Perhaps the greatest blow to Douglas’s ambitions and the fortunes of apomorphine was the passing of the Harrison Narcotics Tax Act in 1914.(7) It brought about the regulation of all aspects of the opiate industry. This was to impact on the availability and cost of apomorphine and its credibility as a legitimate non-addictive cure for addiction. Three years later in 1917, with addiction considered a moral weakness rather than a disease by law enforcers, all doctors were barred from prescribing opiates to addicts. In 1920, with the introduction of prohibition, sanatoriums that relied on the patronage of alcoholics closed.

It’s not known when Douglas died but the sanatorium that bore his name was demolished in 1940 to make way for a new much larger nursing home still in existence today.

Apomorphine to treat alcoholism reappeared in the United states from 1935 as the drug of choice in aversion therapy. A purposefully unpleasant experience it involved the patient drinking alcohol followed by an injection of apomorphine to induce vomiting. This procedure was repeated until the smell, taste and even the thought of alcohol made the patient nauseous. (8)

It wasn’t until the 1940s when the British Doctor John Yerbury Dent discovered that a low non- emetic dose of apomorphine effectively reduced craving that Douglas’s significant findings were rediscovered and referenced. (9)

The Charles J. Douglas Sanatorium
The Charles J. Douglas Sanatorium


  1. The Addiction-Disease Concept: Its Rise and Fall in the 19th Century. William W.White.
  2. Alcoholism, Charles J.Douglas, MD, New York Medical Journal. 28.10.1899. p.6267.
  3. Apomorphine in Acute Alcoholic Delirium. J.Edward Tompkins M.D. Medical Record. 55.56 Jan – Jun, 1899.
  4. Apomorphine As A Hypnotic, The Lancet, April 14. 1900. P. 1083.
  5. Slaying The Dragon. The History of Addiction Treatment and Recovery in America.
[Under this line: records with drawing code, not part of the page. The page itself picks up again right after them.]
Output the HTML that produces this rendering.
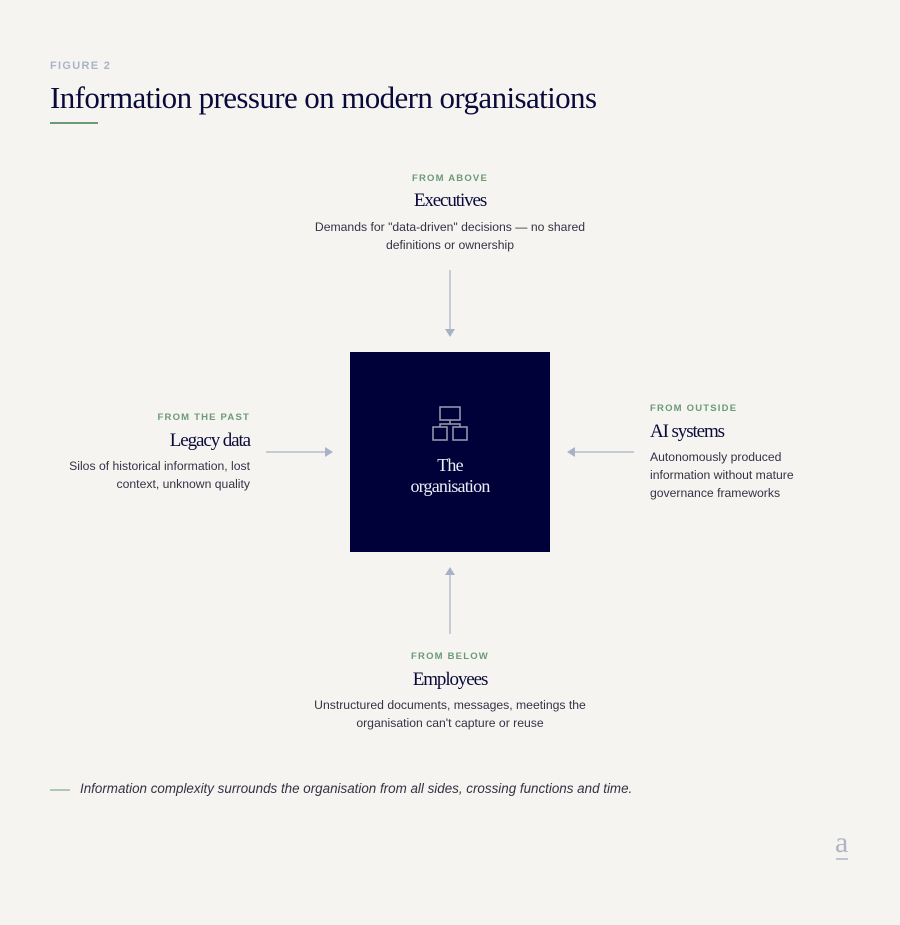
<!DOCTYPE html>
<html><head><meta charset="utf-8"><style>
body{margin:0;width:900px;height:925px;background:#f5f4f1;position:relative;overflow:hidden;font-family:"Liberation Sans",sans-serif}
.a{position:absolute}
.lab{font-size:9.5px;font-weight:bold;letter-spacing:1.2px;color:#6b9a76}
.ser{font-family:"Liberation Serif",serif;color:#0a0a3a;letter-spacing:-0.6px}
.h{font-size:19px;letter-spacing:-1.1px}
.d{font-size:12.2px;color:#333345;line-height:18px}
.c{text-align:center;width:400px;left:250px}
</style></head><body>
<div class="a" style="left:50px;top:60px;font-size:11px;font-weight:bold;letter-spacing:1.3px;color:#aab4c8">FIGURE 2</div>
<div class="a ser" style="left:50px;top:80px;font-size:31px;letter-spacing:-0.6px;white-space:nowrap">Information pressure on modern organisations</div>
<div class="a" style="left:50px;top:122px;width:48px;height:2px;background:#6b9a76"></div>

<div class="a lab c" style="top:173px">FROM ABOVE</div>
<div class="a ser h c" style="top:190px">Executives</div>
<div class="a d c" style="top:218px">Demands for "data-driven" decisions — no shared<br>definitions or ownership</div>

<div class="a lab" style="left:50px;width:200px;text-align:right;top:412px">FROM THE PAST</div>
<div class="a ser h" style="left:50px;width:200px;text-align:right;top:430px">Legacy data</div>
<div class="a d" style="left:20px;width:230px;text-align:right;top:457px">Silos of historical information, lost<br>context, unknown quality</div>

<div class="a lab" style="left:650px;top:403px">FROM OUTSIDE</div>
<div class="a ser h" style="left:650px;top:421px">AI systems</div>
<div class="a d" style="left:650px;top:448px">Autonomously produced<br>information without mature<br>governance frameworks</div>

<div class="a lab c" style="top:651px">FROM BELOW</div>
<div class="a ser h c" style="top:669px">Employees</div>
<div class="a d c" style="top:696px">Unstructured documents, messages, meetings the<br>organisation can't capture or reuse</div>

<div class="a" style="left:350px;top:352px;width:200px;height:200px;background:#01013a"></div>
<svg class="a" style="left:0;top:0" width="900" height="925">
<g fill="none" stroke="#9aa0b0" stroke-width="1.5">
<rect x="440" y="407" width="20" height="13"/>
<rect x="433" y="427" width="14" height="13"/>
<rect x="453" y="427" width="14" height="13"/>
<path d="M450 420v4M440 427v-3h20v3"/>
</g>
<g stroke="#a8b2c6" stroke-width="1.2" fill="#a8b2c6">
<line x1="450" y1="270" x2="450" y2="330"/><path d="M445 329h10l-5 8z" stroke="none"/>
<line x1="450" y1="634" x2="450" y2="574"/><path d="M445 575h10l-5-8z" stroke="none"/>
<line x1="266" y1="452" x2="326" y2="452"/><path d="M325 447v10l8-5z" stroke="none"/>
<line x1="634" y1="452" x2="574" y2="452"/><path d="M575 447v10l-8-5z" stroke="none"/>
</g>
<line x1="50" y1="790" x2="70" y2="790" stroke="#6b9a76" stroke-width="1"/>
<line x1="836" y1="859" x2="848" y2="859" stroke="#b0b4c4" stroke-width="1.5"/>
</svg>
<div class="a ser" style="top:455px;text-align:center;color:#e8eef8;font-size:18px;line-height:21px;left:350px;width:200px;letter-spacing:-0.8px">The<br>organisation</div>
<div class="a" style="left:80px;top:781px;font-size:13.4px;font-style:italic;color:#333345;white-space:nowrap">Information complexity surrounds the organisation from all sides, crossing functions and time.</div>
<div class="a" style="left:835px;top:826px;font-family:'Liberation Serif',serif;font-size:30px;color:#b0b4c4">a</div>
</body></html>
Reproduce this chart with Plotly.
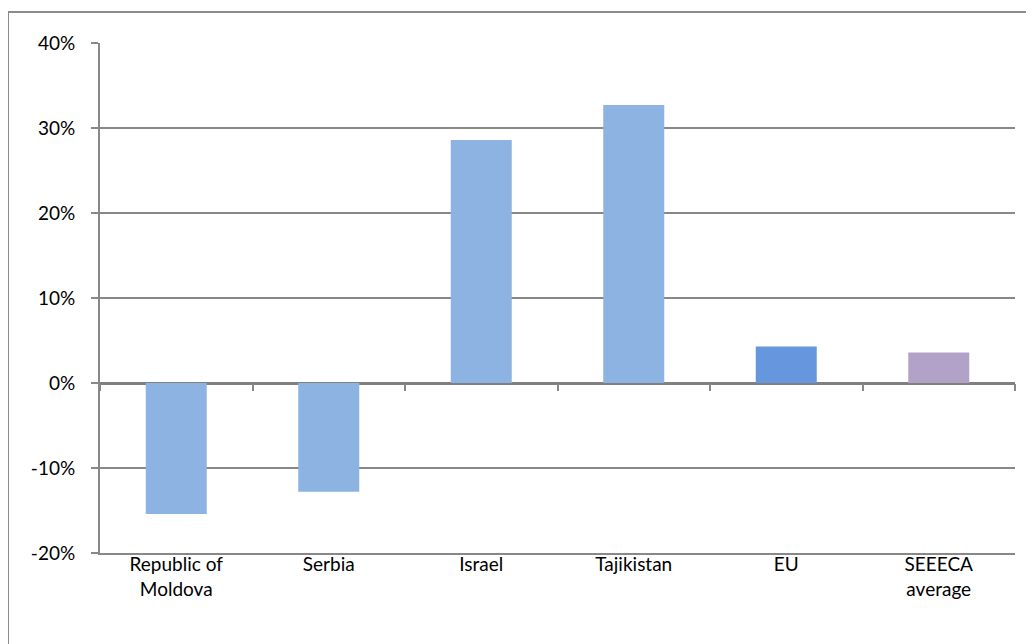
import plotly.graph_objects as go

# data
categories = ["Republic of<br>Moldova", "Serbia", "Israel", "Tajikistan", "EU", "SEEECA<br>average"]
change = [-0.154, -0.128, 0.286, 0.327, 0.043, 0.036]
bar_colors = ["#8db3e2", "#8db3e2", "#8db3e2", "#8db3e2", "#6596de", "#b3a2c7"]
y_ticks = [-0.2, -0.1, 0, 0.1, 0.2, 0.3, 0.4]
y_tick_text = ["-20%", "-10%", "0%", "10%", "20%", "30%", "40%"]

grid = "#888888"
font = dict(family="Lato, 'Open Sans', sans-serif", size=19, color="black")

fig = go.Figure()
fig.add_trace(go.Bar(x=categories, y=change, marker_color=bar_colors,
                     marker_line_width=0, width=0.4, showlegend=False,
                     hovertemplate="%{x}: %{y:.1%}<extra></extra>"))

# invisible trace so the secondary axis (tick marks on the 0% line) gets drawn
fig.add_trace(go.Scatter(x=categories, y=[0] * len(categories), xaxis="x2",
                         mode="markers", marker_opacity=0, showlegend=False,
                         hoverinfo="skip"))

# plot area: 92..1007 px wide, 35..545 px high (page has 8px body margin)
fig.update_layout(
    width=1034, height=644,
    margin=dict(l=92, r=27, t=35, b=99),
    plot_bgcolor="white", paper_bgcolor="white",
    font=font,
    xaxis=dict(type="category", categoryarray=categories, range=[-0.5, 5.5],
               showline=True, linecolor=grid, linewidth=2, showgrid=False,
               ticks="", ticklen=0, ticklabelstandoff=-7, tickfont=font),
    xaxis2=dict(type="category", categoryarray=categories, range=[-0.5, 5.5],
                overlaying="x", anchor="free", position=1 / 3,
                showline=False, showgrid=False, showticklabels=False,
                ticks="outside", tickson="boundaries", ticklen=7,
                tickcolor=grid, tickwidth=2),
    yaxis=dict(range=[-0.2, 0.4], tickvals=y_ticks, ticktext=y_tick_text,
               showline=True, linecolor=grid, linewidth=2,
               showgrid=True, gridcolor=grid, gridwidth=2,
               zeroline=True, zerolinecolor="#808080", zerolinewidth=3,
               ticks="outside", ticklen=7, tickcolor=grid, tickwidth=2,
               ticklabelstandoff=12, tickfont=font),
    shapes=[dict(type="rect", xref="paper", yref="paper",
                 x0=-92 / 915, x1=1.1, y0=-1.2, y1=1 + 31 / 510,
                 line=dict(color="#8c8c8c", width=2), layer="below")],
)

fig.write_html("out.html")
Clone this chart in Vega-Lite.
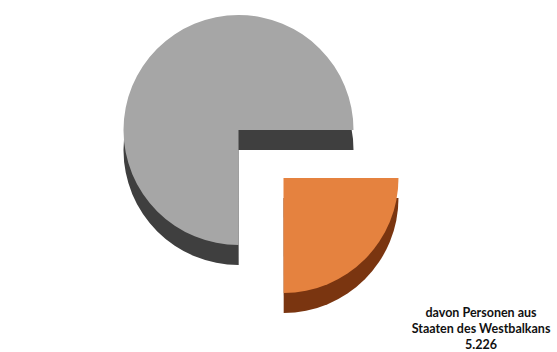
{
  "$schema": "https://vega.github.io/schema/vega-lite/v6.json",
  "width": 557,
  "height": 352,
  "autosize": {"type": "fit", "contains": "padding"},
  "background": "white",
  "config": {"view": {"stroke": null}},
  "data": {
    "values": [
      {"kategorie": "Gesamt", "wert": 15700, "label": ""},
      {"kategorie": "Westbalkan", "wert": 5226, "label": "davon Personen aus\nStaaten des Westbalkans\n5.226"}
    ]
  },
  "encoding": {
    "theta": {"field": "wert", "type": "quantitative", "stack": true, "scale": {"range": [1.5708, 7.854]}},
    "order": {"field": "kategorie", "sort": "descending"}
  },
  "layer": [
    {
      "mark": {"type": "arc", "outerRadius": 115, "xOffset": -40, "yOffset": -26},
      "encoding": {
        "fill": {"condition": {"test": "datum.kategorie === 'Westbalkan'", "value": "transparent"}, "value": "#3f3f3f"}
      }
    },
    {
      "mark": {"type": "arc", "outerRadius": 115, "xOffset": -40, "yOffset": -46},
      "encoding": {
        "fill": {"condition": {"test": "datum.kategorie === 'Westbalkan'", "value": "transparent"}, "value": "#a6a6a6"}
      }
    },
    {
      "mark": {"type": "arc", "outerRadius": 115, "xOffset": 5, "yOffset": 22},
      "encoding": {
        "fill": {"condition": {"test": "datum.kategorie === 'Gesamt'", "value": "transparent"}, "value": "#7a3510"}
      }
    },
    {
      "mark": {"type": "arc", "outerRadius": 115, "xOffset": 5, "yOffset": 2},
      "encoding": {
        "fill": {"condition": {"test": "datum.kategorie === 'Gesamt'", "value": "transparent"}, "value": "#e5823f"}
      }
    },
    {
      "mark": {"type": "text", "radius": 200, "xOffset": 61, "yOffset": -4, "lineBreak": "\n", "font": "Lato", "fontWeight": "bold", "fontSize": 12.5, "color": "#111111", "align": "center", "baseline": "middle", "lineHeight": 16},
      "encoding": {
        "text": {"field": "label", "type": "nominal"}
      }
    }
  ]
}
William W.White.
  6. The Sanatorium Treatment Of Alcoholism. Charles J. Douglas, The Medical Times, June 1910. P.172.
  7. The Consumers Union Report on Licit and Illicit Drugs, Chapter 8. The Harrison Narcotic Act (1914) by Edward M. Brecher and the Editors of Consumer Reports Magazine, 1972
  8. Aversion Treatment for Alcoholism Some Reminiscences. Frederick Lamer. MD. British Journal of Addiction, 1987, 257, 258.
  9. Czech Lecture John Yerbury Dent. 1958. Dent family archive.